À defesa de Joaquim Barroca seguiu-se a de José Paulo Pinto de Sousa, primo de José Sócrates. O principal argumento do advogado João Costa Andrade perante o juiz Ivo Rosa a quem pediu para que o seu cliente não fosse levado a julgamento, foi o de que na acusação não há uma única prova de que o seu cliente sabia a origem do dinheiro que o Ministério Público diz que seria do antigo primeiro-ministro e que resultava de alegados pagamentos para favorecer terceiros. “Não há prova de que José Paulo disponibilizou a José Sócrates um cêntimo. Há zero elementos probatórios de que José Paulo deu dinheiro a José Sócrates.”

De acordo com João Costa Andrade, o dinheiro que estava e circulou nas contas de José Paulo Pinto de Sousa era seu e não do primo e resultou de negócios que fez ao longo dos anos. Recorde-se que, segundo a acusação, José Paulo Pinto de Sousa terá conhecido o empresário Carlos Santos Silva através de Sócrates e que terá sido por isso que aceitou que as suas contas na Suíça, em nome de sociedades offshore, fossem utilizadas para movimentar dinheiro com origem ilícita e que se destinava ao antigo primeiro-ministro.

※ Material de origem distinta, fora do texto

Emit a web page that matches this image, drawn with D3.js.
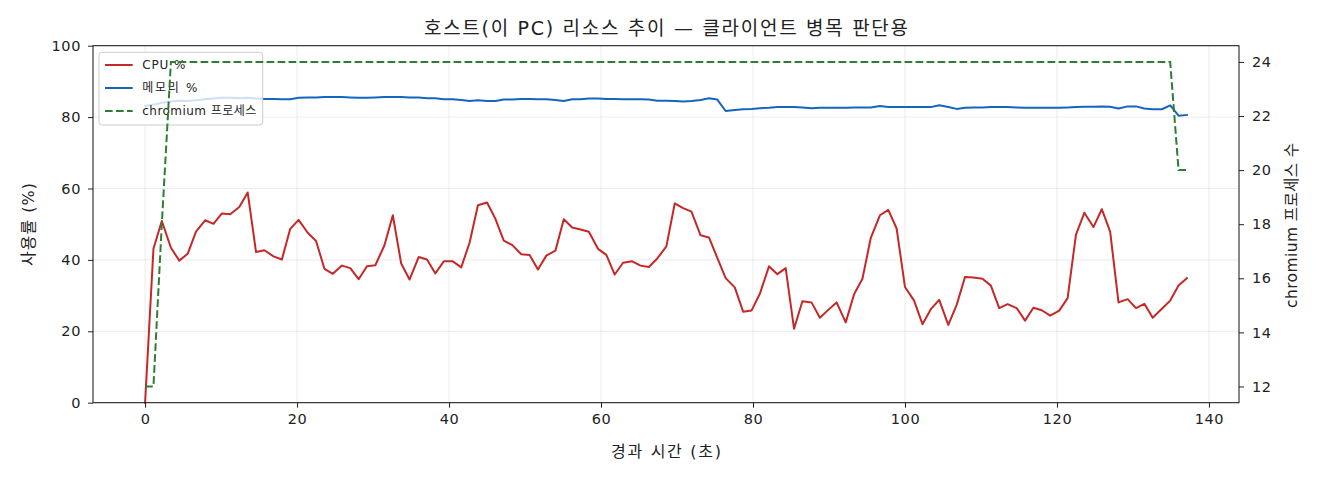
<!DOCTYPE html>
<html>
<head>
<meta charset="utf-8">
<script src="https://cdn.jsdelivr.net/npm/d3@7"></script>
<style>
  body { margin: 0; background: #fff; }
  text { font-family: "DejaVu Sans", "Noto Sans CJK KR", sans-serif; fill: #222; }
</style>
</head>
<body>
<script>
// 경과 시간 (초)
var times = [
  0, 1.1, 2.2, 3.4, 4.5, 5.6, 6.7, 7.9, 9.0, 10.1,
  11.2, 12.4, 13.5, 14.6, 15.7, 16.9, 18.0, 19.1, 20.2, 21.4,
  22.5, 23.6, 24.7, 25.9, 27.0, 28.1, 29.2, 30.3, 31.5, 32.6,
  33.7, 34.8, 36.0, 37.1, 38.2, 39.3, 40.5, 41.6, 42.7, 43.8,
  45.0, 46.1, 47.2, 48.3, 49.5, 50.6, 51.7, 52.8, 54.0, 55.1,
  56.2, 57.3, 58.4, 59.6, 60.7, 61.8, 62.9, 64.1, 65.2, 66.3,
  67.4, 68.6, 69.7, 70.8, 71.9, 73.1, 74.2, 75.3, 76.4, 77.6,
  78.7, 79.8, 80.9, 82.1, 83.2, 84.3, 85.4, 86.5, 87.7, 88.8,
  89.9, 91.0, 92.2, 93.3, 94.4, 95.5, 96.7, 97.8, 98.9, 100.0,
  101.2, 102.3, 103.4, 104.5, 105.7, 106.8, 107.9, 109.0, 110.2, 111.3,
  112.4, 113.5, 114.7, 115.8, 116.9, 118.0, 119.1, 120.3, 121.4, 122.5,
  123.6, 124.8, 125.9, 127.0, 128.1, 129.3, 130.4, 131.5, 132.6, 133.8,
  134.9, 136.0, 137.1
];

var cpu = [
  0, 43.1, 50.9, 43.4, 39.8, 41.7, 47.9, 51.1, 50.1, 53.0,
  52.8, 54.8, 58.9, 42.2, 42.7, 41.0, 40.1, 48.7, 51.2, 47.6,
  45.3, 37.5, 36.1, 38.4, 37.7, 34.6, 38.2, 38.5, 44.1, 52.5,
  39.0, 34.5, 40.8, 40.1, 36.2, 39.6, 39.6, 37.9, 44.8, 55.3,
  56.1, 51.5, 45.4, 44.2, 41.6, 41.4, 37.3, 41.2, 42.6, 51.4,
  49.1, 48.5, 47.9, 43.1, 41.4, 35.9, 39.2, 39.6, 38.4, 38.0,
  40.4, 43.8, 55.8, 54.5, 53.5, 46.9, 46.3, 40.6, 34.9, 32.3,
  25.5, 25.8, 30.5, 38.2, 36.0, 37.7, 20.7, 28.4, 28.1, 23.8,
  26.0, 28.1, 22.5, 30.4, 34.7, 46.2, 52.5, 54.0, 48.8, 32.4,
  28.6, 22.0, 26.2, 28.8, 21.8, 27.4, 35.2, 35.1, 34.7, 32.8,
  26.5, 27.6, 26.5, 23.0, 26.6, 25.9, 24.4, 25.8, 29.3, 47.1,
  53.2, 49.2, 54.2, 47.9, 28.1, 29.0, 26.5, 27.7, 23.8, 26.3,
  28.6, 32.8, 34.9
];

var mem = [
  83.1, 83.5, 84.0, 84.4, 84.6, 84.5, 84.7, 85.0, 85.2, 85.4,
  85.4, 85.3, 85.4, 85.2, 85.1, 85.1, 85.0, 85.0, 85.4, 85.5,
  85.5, 85.6, 85.6, 85.6, 85.5, 85.4, 85.4, 85.5, 85.6, 85.6,
  85.6, 85.5, 85.5, 85.3, 85.3, 85.0, 85.0, 84.8, 84.5, 84.7,
  84.5, 84.5, 84.9, 84.9, 85.1, 85.1, 85.0, 85.0, 84.8, 84.5,
  85.0, 85.0, 85.2, 85.2, 85.1, 85.1, 85.0, 85.0, 85.0, 84.9,
  84.6, 84.6, 84.5, 84.4, 84.5, 84.8, 85.3, 84.9, 81.7, 82.0,
  82.2, 82.3, 82.5, 82.6, 82.8, 82.8, 82.8, 82.7, 82.5, 82.6,
  82.6, 82.6, 82.6, 82.7, 82.7, 82.7, 83.1, 82.8, 82.8, 82.8,
  82.8, 82.8, 82.8, 83.3, 82.8, 82.3, 82.6, 82.7, 82.7, 82.8,
  82.8, 82.8, 82.7, 82.6, 82.6, 82.6, 82.6, 82.6, 82.7, 82.8,
  82.9, 82.9, 83.0, 82.9, 82.4, 83.0, 83.0, 82.4, 82.2, 82.2,
  83.3, 80.4, 80.6
];

var procs = [
  12, 12, 18, 24, 24, 24, 24, 24, 24, 24,
  24, 24, 24, 24, 24, 24, 24, 24, 24, 24,
  24, 24, 24, 24, 24, 24, 24, 24, 24, 24,
  24, 24, 24, 24, 24, 24, 24, 24, 24, 24,
  24, 24, 24, 24, 24, 24, 24, 24, 24, 24,
  24, 24, 24, 24, 24, 24, 24, 24, 24, 24,
  24, 24, 24, 24, 24, 24, 24, 24, 24, 24,
  24, 24, 24, 24, 24, 24, 24, 24, 24, 24,
  24, 24, 24, 24, 24, 24, 24, 24, 24, 24,
  24, 24, 24, 24, 24, 24, 24, 24, 24, 24,
  24, 24, 24, 24, 24, 24, 24, 24, 24, 24,
  24, 24, 24, 24, 24, 24, 24, 24, 24, 24,
  24, 20, 20
];

var xTicks = [0, 20, 40, 60, 80, 100, 120, 140];
var yTicks = [0, 20, 40, 60, 80, 100];
var y2Ticks = [12, 14, 16, 18, 20, 22, 24];

var legendLabels = ["CPU %", "메모리 %", "chromium 프로세스"];
var legendWidths = [43, 55, 114];

var margin = {top: 45.7, right: 81, bottom: 77.3, left: 93},
    width = 1320 - margin.left - margin.right,
    height = 480 - margin.top - margin.bottom;

var x = d3.scaleLinear().domain([-6.855, 143.955]).range([0, width]);
var y = d3.scaleLinear().domain([0, 100]).range([height, 0]);
var y2 = d3.scaleLinear().domain([11.4, 24.6]).range([height, 0]);

var svg = d3.select("body").append("svg")
    .attr("width", 1320)
    .attr("height", 480);

svg.append("rect").attr("width", 1320).attr("height", 480).attr("fill", "#fff");

var g = svg.append("g")
    .attr("transform", "translate(" + margin.left + "," + margin.top + ")");

// grid
g.append("g").selectAll("line").data(xTicks).enter().append("line")
    .attr("x1", function(d) { return x(d); }).attr("x2", function(d) { return x(d); })
    .attr("y1", 0).attr("y2", height)
    .attr("stroke", "#b0b0b0").attr("stroke-opacity", 0.3).attr("stroke-width", 0.8);
g.append("g").selectAll("line").data(yTicks).enter().append("line")
    .attr("y1", function(d) { return y(d); }).attr("y2", function(d) { return y(d); })
    .attr("x1", 0).attr("x2", width)
    .attr("stroke", "#b0b0b0").attr("stroke-opacity", 0.3).attr("stroke-width", 0.8);

var idx = d3.range(times.length);

var cpuLine = d3.line().x(function(i) { return x(times[i]); }).y(function(i) { return y(cpu[i]); });
var memLine = d3.line().x(function(i) { return x(times[i]); }).y(function(i) { return y(mem[i]); });
var procLine = d3.line().x(function(i) { return x(times[i]); }).y(function(i) { return y2(procs[i]); });

g.append("path").datum(idx).attr("d", cpuLine)
    .attr("fill", "none").attr("stroke", "#c62828").attr("stroke-width", 2)
    .attr("stroke-linejoin", "round").attr("stroke-linecap", "square");
g.append("path").datum(idx).attr("d", memLine)
    .attr("fill", "none").attr("stroke", "#1565c0").attr("stroke-width", 2)
    .attr("stroke-linejoin", "round").attr("stroke-linecap", "square");

// legend (sits under the second-axis line)
var leg = g.append("g").attr("transform", "translate(6,6.6)");
leg.append("rect")
    .attr("width", 163.7).attr("height", 72.7).attr("rx", 3)
    .attr("fill", "#fff").attr("fill-opacity", 0.8)
    .attr("stroke", "#cccccc").attr("stroke-width", 1);
var legColors = ["#c62828", "#1565c0", "#2e7d32"];
legendLabels.forEach(function(lab, i) {
  var ly = 12.7 + i * 23;
  leg.append("line")
      .attr("x1", 6).attr("x2", 33.7).attr("y1", ly).attr("y2", ly)
      .attr("stroke", legColors[i]).attr("stroke-width", 2)
      .attr("stroke-dasharray", i === 2 ? "7.7,3.3" : null);
  leg.append("text")
      .attr("x", 43.3).attr("y", ly).attr("dy", "0.36em")
      .attr("textLength", legendWidths[i]).attr("lengthAdjust", "spacing")
      .style("font-size", "12px").text(lab);
});

g.append("path").datum(idx).attr("d", procLine)
    .attr("fill", "none").attr("stroke", "#2e7d32").attr("stroke-width", 2)
    .attr("stroke-dasharray", "7.7,3.3");

// axes
var xAxis = d3.axisBottom(x).tickValues(xTicks).tickSize(5).tickPadding(6);
var yAxis = d3.axisLeft(y).tickValues(yTicks).tickSize(5).tickPadding(7);
var y2Axis = d3.axisRight(y2).tickValues(y2Ticks).tickSize(5).tickPadding(8);

function styleAxis(sel) {
  sel.select(".domain").remove();
  sel.selectAll("line").attr("stroke", "#222").attr("stroke-width", 1);
  sel.selectAll("text").style("font-size", "14.5px").attr("fill", "#222")
      .style("font-family", "'DejaVu Sans', sans-serif")
      .style("letter-spacing", "0.6px");
}

g.append("g").attr("transform", "translate(0," + height + ")").call(xAxis).call(styleAxis);
g.append("g").call(yAxis).call(styleAxis);
g.append("g").attr("transform", "translate(" + width + ",0)").call(y2Axis).call(styleAxis);

g.append("rect").attr("width", width).attr("height", height)
    .attr("fill", "none").attr("stroke", "#111").attr("stroke-width", 1);

// labels
svg.append("text")
    .attr("x", 424).attr("y", 35)
    .attr("textLength", 484).attr("lengthAdjust", "spacing")
    .style("font-size", "19px")
    .text("호스트(이 PC) 리소스 추이 — 클라이언트 병목 판단용");

svg.append("text")
    .attr("x", 611).attr("y", 457)
    .attr("textLength", 110).attr("lengthAdjust", "spacing")
    .style("font-size", "16px")
    .text("경과 시간 (초)");

svg.append("text")
    .attr("transform", "translate(33.5,266) rotate(-90)")
    .attr("textLength", 83).attr("lengthAdjust", "spacing")
    .style("font-size", "16px")
    .text("사용률 (%)");

svg.append("text")
    .attr("transform", "translate(1297,308) rotate(-90)")
    .attr("textLength", 165).attr("lengthAdjust", "spacing")
    .style("font-size", "15.5px")
    .text("chromium 프로세스 수");
</script>
</body>
</html>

Factos estes que o MP diz que ocorreram entre 2000 e 2007.

O primo de José Sócrates está acusado de dois crimes de branqueamento de capitais, em co-autoria com José Sócrates, Ricardo Salgado, Hélder Bataglia e Carlos Santos Silva. Segundo o MP, José Paulo Pinto de Sousa terá entregado nove milhões de euros ao antigo primeiro-ministro através de várias contas offshore. Imputações que a defesa nega e que alega que não há provas na acusação.

João Costa Andrade começou as alegações com duras críticas a Carlos Alexandre, juiz que validou a investigação da Operação Marquês, tendo chegado mesmo a afirmar que se o juiz fosse outro não se tinha chegado à fase de instrução sequer. De acordo com o advogado, o Tribunal Central de Instrução Criminal  (TCIC) “devia mudar de nome” : devia passar a chamar-se “Tribunal do Carlos de Instrução Criminal, Sociedade Unipessoal”.

 “O que se esconde nas sombras dos tribunais portugueses hoje é perigosíssimo”, rematou. Sem dizer o nome do juiz, disse que este trabalhava em equipa com determinados procuradores do Ministério Público. Basta fazer “o exercício de perceber a quem se distribui um processo de acordo com a origem”, insinuou João Costa Andrade, acrescentando que de nada vale “lutar para que a distribuição do processo seja limpa”, porque “sabemos do que ali vem”. Já “deste juiz”, referindo-se a Ivo Rosa, “entramos no filme Eyes Wide Shut”.